BEGIN Provided data

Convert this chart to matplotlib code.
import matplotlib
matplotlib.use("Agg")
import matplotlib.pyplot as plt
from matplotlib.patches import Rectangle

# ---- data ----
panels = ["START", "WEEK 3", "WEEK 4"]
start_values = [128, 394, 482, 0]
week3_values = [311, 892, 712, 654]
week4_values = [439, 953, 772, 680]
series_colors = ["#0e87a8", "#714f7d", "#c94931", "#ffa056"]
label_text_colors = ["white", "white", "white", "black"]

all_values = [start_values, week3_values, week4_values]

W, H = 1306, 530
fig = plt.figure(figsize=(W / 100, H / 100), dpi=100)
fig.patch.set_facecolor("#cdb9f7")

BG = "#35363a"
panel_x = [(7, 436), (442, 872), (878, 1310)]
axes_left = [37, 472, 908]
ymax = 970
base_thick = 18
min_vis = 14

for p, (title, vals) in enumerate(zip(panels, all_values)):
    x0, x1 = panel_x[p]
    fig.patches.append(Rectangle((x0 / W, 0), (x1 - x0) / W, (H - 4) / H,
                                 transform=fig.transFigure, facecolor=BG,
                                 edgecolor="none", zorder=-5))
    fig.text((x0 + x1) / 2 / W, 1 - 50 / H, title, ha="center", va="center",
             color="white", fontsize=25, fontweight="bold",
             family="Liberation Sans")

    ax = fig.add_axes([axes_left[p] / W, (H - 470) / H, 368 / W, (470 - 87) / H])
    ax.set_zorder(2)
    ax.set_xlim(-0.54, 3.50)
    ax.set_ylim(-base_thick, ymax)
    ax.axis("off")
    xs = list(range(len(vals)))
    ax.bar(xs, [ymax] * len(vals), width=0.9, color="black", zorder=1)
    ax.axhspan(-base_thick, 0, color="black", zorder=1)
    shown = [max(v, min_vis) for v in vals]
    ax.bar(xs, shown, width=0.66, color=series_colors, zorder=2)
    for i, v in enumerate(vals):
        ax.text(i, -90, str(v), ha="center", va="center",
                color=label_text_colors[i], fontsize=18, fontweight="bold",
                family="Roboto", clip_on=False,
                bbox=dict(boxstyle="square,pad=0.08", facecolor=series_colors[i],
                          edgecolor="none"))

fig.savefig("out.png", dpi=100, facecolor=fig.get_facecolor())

END Provided data

Lines from the beginning of the data above through the line containing "from matplotlib.patches import Rectangle" are to be returned exactly, and no others.

Convert this chart to matplotlib code.
import matplotlib
matplotlib.use("Agg")
import matplotlib.pyplot as plt
from matplotlib.patches import Rectangle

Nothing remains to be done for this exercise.